Rancé was a partisan of a return to the sources, advocating a strict ascetic life. Rancé had a conception of the ideal monastic life which was closer to the lifestyle of the fathers of the Desert than to the one of Cîteaux. Commendatory abbot of the abbey of La Trappe in Soligny (Orne, France), since 1663, he encountered resistance from the other Cistercian abbeys in his wish of return to the sources. Facing this, he developed a rule of a very austere life in his monastery, interpreting the rule of Saint Benedict, being inspired by the primitive monastic tradition. The community of La Trappe remained interdependent and enthusiastic; the first “Trappists” were born. Later, Dom Augustin de Lestrange integrated the abbey of La Trappe.
In 1790, when the decree of “la Constituante” appeared, forbidding the right to join a religious order, De Lestrange took the position that the community could exile itself, in order to be safeguarded.

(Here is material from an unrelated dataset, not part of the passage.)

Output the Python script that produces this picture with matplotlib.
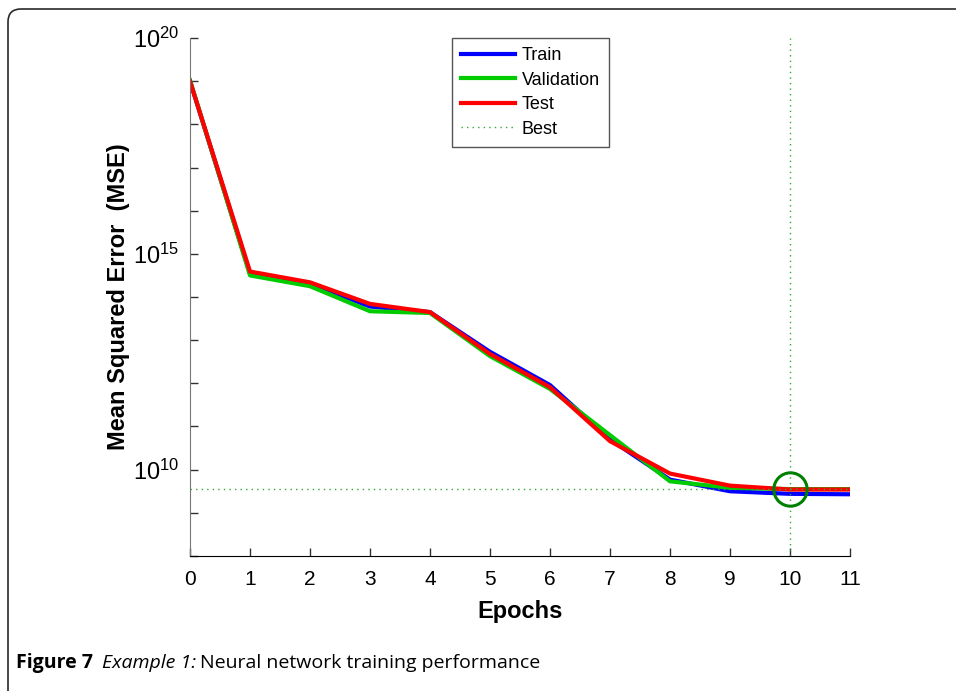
import matplotlib
matplotlib.use('Agg')
import math
import matplotlib.pyplot as plt
from matplotlib.patches import FancyBboxPatch
from matplotlib.ticker import FixedLocator, FuncFormatter

plt.rcParams['font.family'] = ['Liberation Sans', 'DejaVu Sans']
plt.rcParams['mathtext.fontset'] = 'custom'
plt.rcParams['mathtext.rm'] = 'Liberation Sans'

# log10 of MSE per epoch
epochs = [0, 1, 2, 3, 4, 5, 6, 7, 8, 9, 10, 11]
train_log = [19.0, 14.54, 14.31, 13.78, 13.65, 12.73, 11.96, 10.70, 9.77, 9.50, 9.44, 9.43]
val_log = [19.02, 14.50, 14.25, 13.67, 13.63, 12.63, 11.87, 10.80, 9.73, 9.58, 9.55, 9.55]
test_log = [19.0, 14.59, 14.34, 13.84, 13.65, 12.68, 11.91, 10.66, 9.91, 9.63, 9.54, 9.54]
best_epoch = 10
best_log = 9.55

train = [10 ** v for v in train_log]
val = [10 ** v for v in val_log]
test = [10 ** v for v in test_log]
best = 10 ** best_log

W, H = 956, 691
fig = plt.figure(figsize=(W / 100, H / 100), dpi=100)

# outer frame with rounded corners
frame = FancyBboxPatch((8, -20), 1100, H - 9 + 20, boxstyle='round,pad=0,rounding_size=13',
                       transform=None, facecolor='none', edgecolor='#2a2a2a', linewidth=1.2)
fig.patches.append(frame)

ax = fig.add_axes([190 / W, 1 - 556 / H, 660 / W, 518 / H])
ax.plot(epochs, train, color=(0, 0, 1), lw=3, label='Train')
ax.plot(epochs, val, color=(0, 0.8, 0), lw=3, label='Validation')
ax.plot(epochs, test, color=(1, 0, 0), lw=3, label='Test')
ax.axhline(best, color=(0.2, 0.65, 0.2), lw=1, ls=(0, (1, 3)), label='Best')
ax.axvline(best_epoch, color=(0.2, 0.65, 0.2), lw=1, ls=(0, (1, 3)))
ax.plot([best_epoch], [best], 'o', ms=24, mfc='none', mec=(0, 0.5, 0), mew=2.2)

ax.set_yscale('log')
ax.set_xlim(0, 11)
ax.set_ylim(1e8, 1e20)
ax.set_xticks(epochs)
ax.yaxis.set_major_locator(FixedLocator([10.0 ** k for k in range(8, 21)]))
ax.yaxis.set_minor_locator(FixedLocator([]))


def ylab(v, pos):
    k = int(round(math.log10(v)))
    return r'$\mathregular{10^{%d}}$' % k if k % 5 == 0 else ''


ax.yaxis.set_major_formatter(FuncFormatter(ylab))
ax.tick_params(direction='in', length=6, width=1, labelsize=15, color='#333333')
ax.tick_params(axis='y', pad=8, labelsize=17)
ax.tick_params(axis='x', pad=10)
for s in ('top', 'right'):
    ax.spines[s].set_visible(False)
ax.spines['left'].set_color('#777777')
ax.spines['bottom'].set_color('black')

ax.set_xlabel('Epochs', fontsize=17, fontweight='bold', labelpad=8)
ax.set_ylabel('Mean Squared Error  (MSE)', fontsize=17, fontweight='bold', labelpad=2)

leg = ax.legend(loc='upper left', bbox_to_anchor=(452 / W, 1 - 38 / H), bbox_transform=fig.transFigure,
                fontsize=13, handlelength=3.0, handletextpad=0.35, labelspacing=0.42,
                borderpad=0.5, fancybox=False, framealpha=1, borderaxespad=0)
leg.get_frame().set_edgecolor('#555555')
leg.get_frame().set_linewidth(1)

# caption
cy = 1 - 663 / H
r = fig.canvas.get_renderer()
t1 = fig.text(16 / W, cy, 'Figure 7', fontsize=14, fontweight='bold', family='Open Sans', va='center')
x = t1.get_window_extent(r).x1 + 9
t2 = fig.text(x / W, cy, 'Example 1:', fontsize=14, style='italic', family='Open Sans', va='center')
x = t2.get_window_extent(r).x1 + 4
fig.text(x / W, cy, 'Neural network training performance', fontsize=14, family='Open Sans', va='center')

fig.savefig('out.png', dpi=100)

Sheltered in the monastery of Val Sainte (Switzerland), and in front of the multitude of applicants, the community spread in many new places, in particular Westmalle. Dom Augustin, recognized by the Pope in 1794 as abbot of the abbey of “la Val Sainte de l’ordre de Citeaux et de la congrégation de la Trappe,” felt that this pontifical seal of approval gave him license to extend his authority over both men and then nuns. The Congregation of La Trappe was almost a reality.
The exile continued in other countries, until the situation was regularized so that the community could, around 1815, reinstate the abbey of La Trappe. Dom De Lestrange was sometimes accused of authoritarianism, and had to justify his positions in Rome. Some reproached him for having added austerity to the already very austere observance and to have broken the spirit of the Charter of Charity. Clearly, though, he was the savior of his Order and its restoration in France.
In 1847, three congregations of Trappists coexisted, including those of Darfeld and La Trappe, which respected different observances (following the rules of Rancé for Darfeld, and following the old tradition of Citeaux for La Trappe). At the end of the nineteenth century, under Pope Leon XIII, the various congregations wanted to unite, but separate from the remainder of the Order. The Order of Cistercians of the Strict Observance (currently named “Trappists”) was created on December 8, 1892. This new Order, although pertaining to the Cistercian family, was separate from the Order of the Cistercians of the Common Observance, thereafter referred to as “Cistercians.”